The truly critical issue the Legislature failed to act on

My colleague Robert Doggett pointed out to me yesterday just how pathetic the Texas Legislature’s efforts to deal with the home foreclosure crisis was this session.

The Texas Legislature failed to take any action to deal with the foreclosure crisis or the predatory lending practices which fueled the crisis we find ourselves in. One reason for this was that the lenders themselves, having taken huge taxpayer bailouts, poured money into political action committees and lobbyists not just at the national level but in Texas as well in their successful effort to block any reform.

When I say the Texas Legislature did nothing to deal with the foreclosure crisis, it is hardly an exaggeration. Before the session Texas Atty. Gen. Greg Abbott proposed an extremely minor extension in the foreclosure process. We endorsed that proposal as better than nothing. But even that proved to be too much for the Texas Legislature. SB 472 by Sen. Estes was characterized as the “AG Bill” but was written with the approval of the lenders. Even with the lenders holding the pen (not one consumer advocate was at the table when the bill was negotiated), the product that they came out with was so poorly drafted and had so many technical problems that it could not be fixed in time for the bill to be passed. (The bill was brought up but the resolution (CCR) was filed too late to be considered before the midnight deadline for legislation last Sunday).

Many other bills related to foreclosure, a number of which we help to write, were not given a hearing in the Senate Business and Commerce Committee. One bill that managed to come over from the House, which offered very minimal improvements to the foreclosure process, did not even get a hearing in Business and Commerce.

Texas has the fastest foreclosure procedure in the nation according to a study conducted by the Texas Department of Housing and Community Affairs. We have a climbing foreclosure rate. When it is so fast and easy to foreclose in Texas, the decision-makers of the national loan servicers factor that in when making decisions about whether to just foreclose on a Texan or to try to help them stay in their home by adjusting the terms of the loans.
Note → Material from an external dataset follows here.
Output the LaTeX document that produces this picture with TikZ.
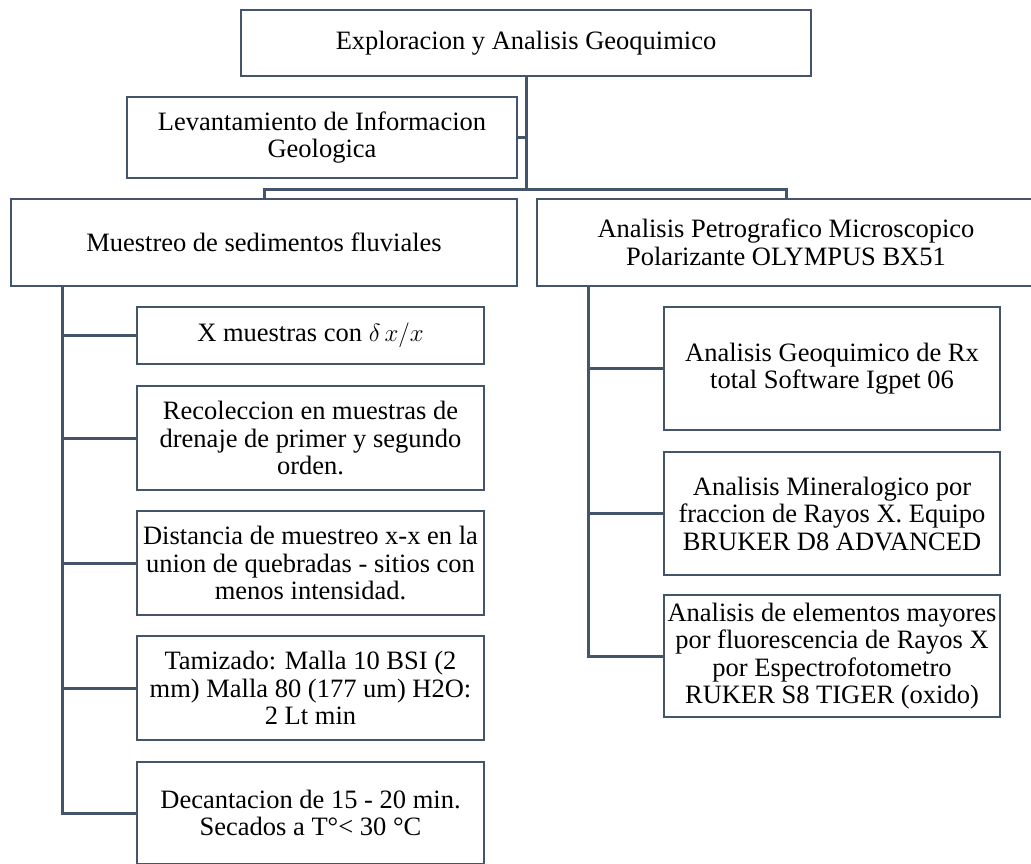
\documentclass[tikz,border=0pt]{standalone}
\usepackage{fontspec}
\setmainfont{Liberation Serif}
\definecolor{linec}{HTML}{44546A}
\tikzset{
  box/.style={draw=linec, line width=2.5pt, fill=white, align=center, inner sep=0pt,
    font=\fontsize{26.5}{27.5}\selectfont},
  conn/.style={draw=linec, line width=3pt},
}
\begin{document}
\begin{tikzpicture}[x=1pt,y=-1pt]
\useasboundingbox (0,0) rectangle (1031,863);
\clip (0,0) rectangle (1031,863);
\fill[white] (0,0) rectangle (1031,863);
% nodes
\node[box, minimum width=570pt, minimum height=66pt] (top) at (526,43) {Exploracion y Analisis Geoquimico};
\node[box, minimum width=390pt, minimum height=81pt] (lev) at (322,137.5) {Levantamiento de Informacion\\Geologica};
\node[box, minimum width=506pt, minimum height=87pt] (mue) at (264,242.5) {Muestreo de sedimentos fluviales};
\node[box, minimum width=498pt, minimum height=87pt] (pet) at (786,242.5) {Analisis Petrografico Microscopico\\Polarizante OLYMPUS BX51};
% left children
\node[box, minimum width=347pt, minimum height=57pt] (xm) at (310.5,335.5) {X muestras con $\delta\,x/x$};
\node[box, minimum width=347pt, minimum height=104pt] (rec) at (310.5,438) {Recoleccion en muestras de\\drenaje de primer y segundo\\orden.};
\node[box, minimum width=347pt, minimum height=104pt] (dis) at (310.5,563) {Distancia de muestreo x-x en la\\union de quebradas - sitios con\\menos intensidad.};
\node[box, minimum width=347pt, minimum height=104pt] (tam) at (310.5,688) {Tamizado: Malla 10 BSI (2\\mm) Malla 80 (177 um) H2O:\\2 Lt min};
\node[box, minimum width=347pt, minimum height=102pt] (dec) at (310.5,813) {Decantacion de 15 - 20 min.\\Secados a T°< 30 °C};
% right children
\node[box, minimum width=336pt, minimum height=123pt] (geo) at (832,368.5) {Analisis Geoquimico de Rx\\total Software Igpet 06};
\node[box, minimum width=336pt, minimum height=123pt] (min) at (832,513.5) {Analisis Mineralogico por\\fraccion de Rayos X. Equipo\\BRUKER D8 ADVANCED};
\node[box, minimum width=336pt, minimum height=122pt] (ele) at (832,656) {Analisis de elementos mayores\\por fluorescencia de Rayos X\\por Espectrofotometro\\RUKER S8 TIGER (oxido)};
% connectors
\coordinate (bus) at (526,189);
\coordinate (lt) at (62,286);
\coordinate (rt) at (588,286);
\draw[conn] (top.south) -- (bus);
\draw[conn] (lev.east) -- (lev.east -| top.south);
\draw[conn] (mue.north) -- (mue.north |- bus) -- (pet.north |- bus) -- (pet.north);
\draw[conn] (lt) |- (xm.west);
\draw[conn] (lt) |- (rec.west);
\draw[conn] (lt) |- (dis.west);
\draw[conn] (lt) |- (tam.west);
\draw[conn] (lt) |- (dec.west);
\draw[conn] (rt) |- (geo.west);
\draw[conn] (rt) |- (min.west);
\draw[conn] (rt) |- (ele.west);
\end{tikzpicture}
\end{document}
If our process were a little slower and a little more deliberate like foreclosure processes in other states there would be more of an incentive for lenders to work with homeowners to be able to keep their homes. But even the handful of days that the attorney general’s proposal would have given Texas homeowners prove beyond the ability of the legislature to accomplish in the face of very clever behind-the-scenes maneuvering by the lenders.

The failures of the Texas Legislature this session will result in more foreclosures on Texas families that did not have to happen. These foreclosures will devastate their neighbors, their neighborhoods, the local tax base, drain city services, etc.

As Robert put it in explaining this to me, the Texas Legislature failed to act on one truly critical issue for Texas families and it had nothing to do with voter ID.